▶ [Task to complete]: Exact reproduction of the data is required, with images excluded.

▶ [Data excerpt]:
*-*-*
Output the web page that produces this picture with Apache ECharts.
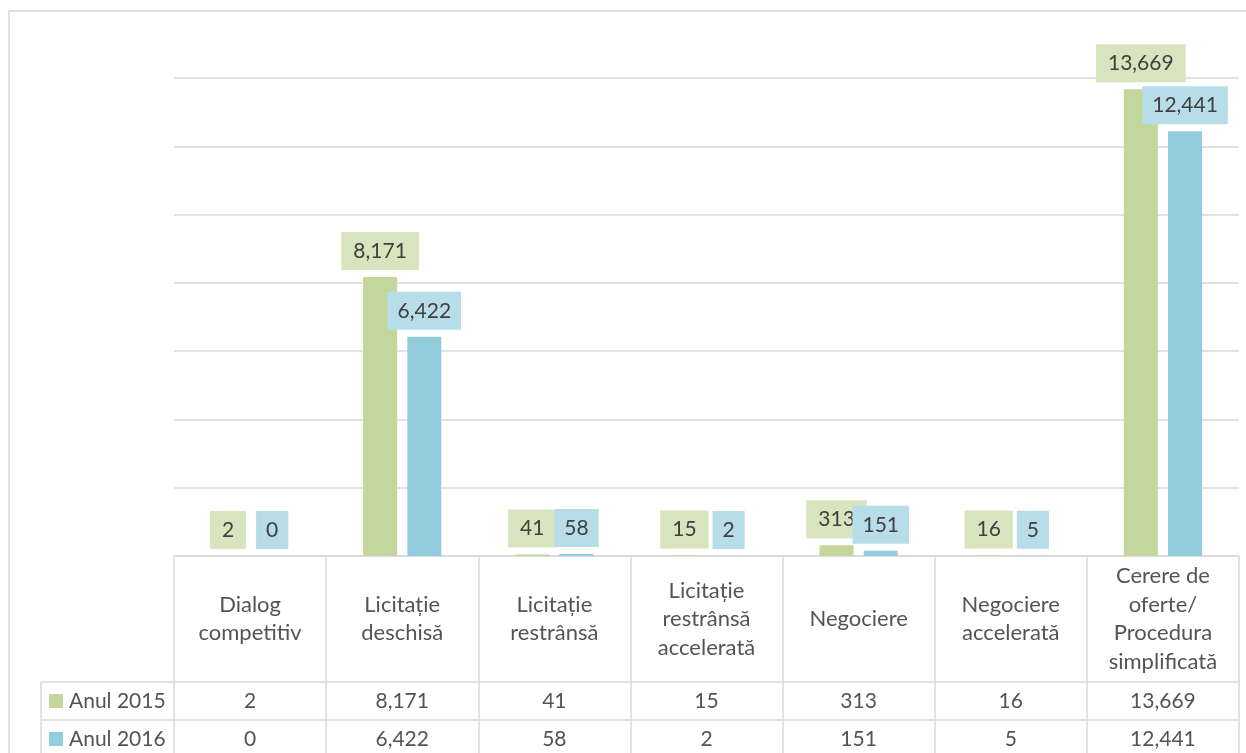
<!DOCTYPE html>
<html>
<head>
<meta charset="utf-8">
<script src="https://cdn.jsdelivr.net/npm/echarts@6/dist/echarts.min.js"></script>
<style>
html,body{margin:0;padding:0;background:#fff;}
#c{width:1246px;height:753px;}
</style>
</head>
<body>
<div id="c"></div>
<script>
const categories = [
  'Dialog\ncompetitiv',
  'Licitație\ndeschisă',
  'Licitație\nrestrânsă',
  'Licitație\nrestrânsă\naccelerată',
  'Negociere',
  'Negociere\naccelerată',
  'Cerere de\noferte/\nProcedura\nsimplificată'
];
const seriesNames = ['Anul 2015', 'Anul 2016'];
const values2015 = [2, 8171, 41, 15, 313, 16, 13669];
const values2016 = [0, 6422, 58, 2, 151, 5, 12441];

const fmt = v => String(v).replace(/\B(?=(\d{3})+(?!\d))/g, ',');
const FONT = 'Lato';
const LINE = '#d9d9d9';
const GREEN = '#c3d69b', BLUE = '#93cddd';
const GREEN_L = '#d7e4bd', BLUE_L = '#b7dee8';
const TXT = '#545454';

const chart = echarts.init(document.getElementById('c'));

const gridLeft = 174, gridRight = 7, gridTop = 78, gridBottom = 197;
const headerH = 126, rowH = 38;

function rowAxis(offset, vals) {
  return {
    type: 'category',
    data: categories,
    position: 'bottom',
    offset: offset,
    axisLine: { show: true, lineStyle: { color: LINE, width: 1.5 } },
    axisTick: { show: false },
    axisLabel: {
      formatter: (v, i) => fmt(vals[i]),
      margin: rowH / 2,
      verticalAlign: 'middle',
      color: TXT,
      fontFamily: FONT,
      fontSize: 21,
      interval: 0
    }
  };
}

const option = {
  animation: false,
  backgroundColor: '#ffffff',
  textStyle: { fontFamily: FONT },
  grid: { left: gridLeft, right: gridRight, top: gridTop, bottom: gridBottom, containLabel: false },
  legend: {
    data: seriesNames,
    orient: 'vertical',
    left: 49,
    top: 689,
    padding: 0,
    height: 80,
    itemWidth: 14,
    itemHeight: 14,
    itemGap: 14,
    icon: 'rect',
    textStyle: { fontFamily: FONT, fontSize: 21, color: TXT, lineHeight: 24, padding: [0, 0, 0, 1] }
  },
  xAxis: [
    {
      type: 'category',
      data: categories,
      position: 'bottom',
      axisLine: { show: true, lineStyle: { color: LINE, width: 1.5 } },
      axisTick: { show: true, length: 220, lineStyle: { color: LINE, width: 1.5 } },
      axisLabel: {
        interval: 0,
        margin: headerH / 2,
        verticalAlign: 'middle',
        color: TXT,
        fontFamily: FONT,
        fontSize: 22,
        lineHeight: 28.5,
        align: 'center'
      }
    },
    rowAxis(headerH, values2015),
    rowAxis(headerH + rowH, values2016)
  ],
  yAxis: {
    type: 'value',
    min: 0,
    max: 14000,
    interval: 2000,
    axisLabel: { show: false },
    axisLine: { show: false },
    axisTick: { show: false },
    splitLine: { show: true, lineStyle: { color: LINE, width: 1.5 } }
  },
  series: [
    {
      name: seriesNames[0],
      type: 'bar',
      xAxisIndex: 0,
      data: values2015,
      barWidth: 34,
      barGap: '30%',
      itemStyle: { color: GREEN },
      label: {
        show: true,
        position: 'top',
        distance: 7,
        formatter: p => fmt(p.value),
        backgroundColor: GREEN_L,
        padding: [9, 12, 9, 12],
        color: '#404040',
        fontFamily: FONT,
        fontSize: 21,
        lineHeight: 20
      }
    },
    {
      name: seriesNames[1],
      type: 'bar',
      xAxisIndex: 0,
      data: values2016,
      barWidth: 34,
      barGap: '30%',
      itemStyle: { color: BLUE },
      label: {
        show: true,
        position: 'top',
        distance: 7,
        formatter: p => fmt(p.value),
        backgroundColor: BLUE_L,
        padding: [9, 10, 9, 10],
        color: '#404040',
        fontFamily: FONT,
        fontSize: 21,
        lineHeight: 20
      }
    }
  ],
  graphic: [
    { type: 'rect', silent: true, shape: { x: 9, y: 11, width: 1400, height: 1000 },
      style: { fill: 'none', stroke: LINE, lineWidth: 1.5 }, z: -10 },
    { type: 'line', silent: true, shape: { x1: 41, y1: 682, x2: 174, y2: 682 }, style: { stroke: LINE, lineWidth: 1.5 } },
    { type: 'line', silent: true, shape: { x1: 41, y1: 720, x2: 174, y2: 720 }, style: { stroke: LINE, lineWidth: 1.5 } },
    { type: 'line', silent: true, shape: { x1: 41, y1: 682, x2: 41, y2: 760 }, style: { stroke: LINE, lineWidth: 1.5 } }
  ]
};

chart.setOption(option);
</script>
</body>
</html>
*-*-*
▶ [Written response]:
Output the web page that produces this picture with Apache ECharts.
<!DOCTYPE html>
<html>
<head>
<meta charset="utf-8">
<script src="https://cdn.jsdelivr.net/npm/echarts@6/dist/echarts.min.js"></script>
<style>
html,body{margin:0;padding:0;background:#fff;}
#c{width:1246px;height:753px;}
</style>
</head>
<body>
<div id="c"></div>
<script>
const categories = [
  'Dialog\ncompetitiv',
  'Licitație\ndeschisă',
  'Licitație\nrestrânsă',
  'Licitație\nrestrânsă\naccelerată',
  'Negociere',
  'Negociere\naccelerată',
  'Cerere de\noferte/\nProcedura\nsimplificată'
];
const seriesNames = ['Anul 2015', 'Anul 2016'];
const values2015 = [2, 8171, 41, 15, 313, 16, 13669];
const values2016 = [0, 6422, 58, 2, 151, 5, 12441];

const fmt = v => String(v).replace(/\B(?=(\d{3})+(?!\d))/g, ',');
const FONT = 'Lato';
const LINE = '#d9d9d9';
const GREEN = '#c3d69b', BLUE = '#93cddd';
const GREEN_L = '#d7e4bd', BLUE_L = '#b7dee8';
const TXT = '#545454';

const chart = echarts.init(document.getElementById('c'));

const gridLeft = 174, gridRight = 7, gridTop = 78, gridBottom = 197;
const headerH = 126, rowH = 38;

function rowAxis(offset, vals) {
  return {
    type: 'category',
    data: categories,
    position: 'bottom',
    offset: offset,
    axisLine: { show: true, lineStyle: { color: LINE, width: 1.5 } },
    axisTick: { show: false },
    axisLabel: {
      formatter: (v, i) => fmt(vals[i]),
      margin: rowH / 2,
      verticalAlign: 'middle',
      color: TXT,
      fontFamily: FONT,
      fontSize: 21,
      interval: 0
    }
  };
}

const option = {
  animation: false,
  backgroundColor: '#ffffff',
  textStyle: { fontFamily: FONT },
  grid: { left: gridLeft, right: gridRight, top: gridTop, bottom: gridBottom, containLabel: false },
  legend: {
    data: seriesNames,
    orient: 'vertical',
    left: 49,
    top: 689,
    padding: 0,
    height: 80,
    itemWidth: 14,
    itemHeight: 14,
    itemGap: 14,
    icon: 'rect',
    textStyle: { fontFamily: FONT, fontSize: 21, color: TXT, lineHeight: 24, padding: [0, 0, 0, 1] }
  },
  xAxis: [
    {
      type: 'category',
      data: categories,
      position: 'bottom',
      axisLine: { show: true, lineStyle: { color: LINE, width: 1.5 } },
      axisTick: { show: true, length: 220, lineStyle: { color: LINE, width: 1.5 } },
      axisLabel: {
        interval: 0,
        margin: headerH / 2,
        verticalAlign: 'middle',
        color: TXT,
        fontFamily: FONT,
        fontSize: 22,
        lineHeight: 28.5,
        align: 'center'
      }
    },
    rowAxis(headerH, values2015),
    rowAxis(headerH + rowH, values2016)
  ],
  yAxis: {
    type: 'value',
    min: 0,
    max: 14000,
    interval: 2000,
    axisLabel: { show: false },
    axisLine: { show: false },
    axisTick: { show: false },
    splitLine: { show: true, lineStyle: { color: LINE, width: 1.5 } }
  },
  series: [
    {
      name: seriesNames[0],
      type: 'bar',
      xAxisIndex: 0,
      data: values2015,
      barWidth: 34,
      barGap: '30%',
      itemStyle: { color: GREEN },
      label: {
        show: true,
        position: 'top',
        distance: 7,
        formatter: p => fmt(p.value),
        backgroundColor: GREEN_L,
        padding: [9, 12, 9, 12],
        color: '#404040',
        fontFamily: FONT,
        fontSize: 21,
        lineHeight: 20
      }
    },
    {
      name: seriesNames[1],
      type: 'bar',
      xAxisIndex: 0,
      data: values2016,
      barWidth: 34,
      barGap: '30%',
      itemStyle: { color: BLUE },
      label: {
        show: true,
        position: 'top',
        distance: 7,
        formatter: p => fmt(p.value),
        backgroundColor: BLUE_L,
        padding: [9, 10, 9, 10],
        color: '#404040',
        fontFamily: FONT,
        fontSize: 21,
        lineHeight: 20
      }
    }
  ],
  graphic: [
    { type: 'rect', silent: true, shape: { x: 9, y: 11, width: 1400, height: 1000 },
      style: { fill: 'none', stroke: LINE, lineWidth: 1.5 }, z: -10 },
    { type: 'line', silent: true, shape: { x1: 41, y1: 682, x2: 174, y2: 682 }, style: { stroke: LINE, lineWidth: 1.5 } },
    { type: 'line', silent: true, shape: { x1: 41, y1: 720, x2: 174, y2: 720 }, style: { stroke: LINE, lineWidth: 1.5 } },
    { type: 'line', silent: true, shape: { x1: 41, y1: 682, x2: 41, y2: 760 }, style: { stroke: LINE, lineWidth: 1.5 } }
  ]
};

chart.setOption(option);
</script>
</body>
</html>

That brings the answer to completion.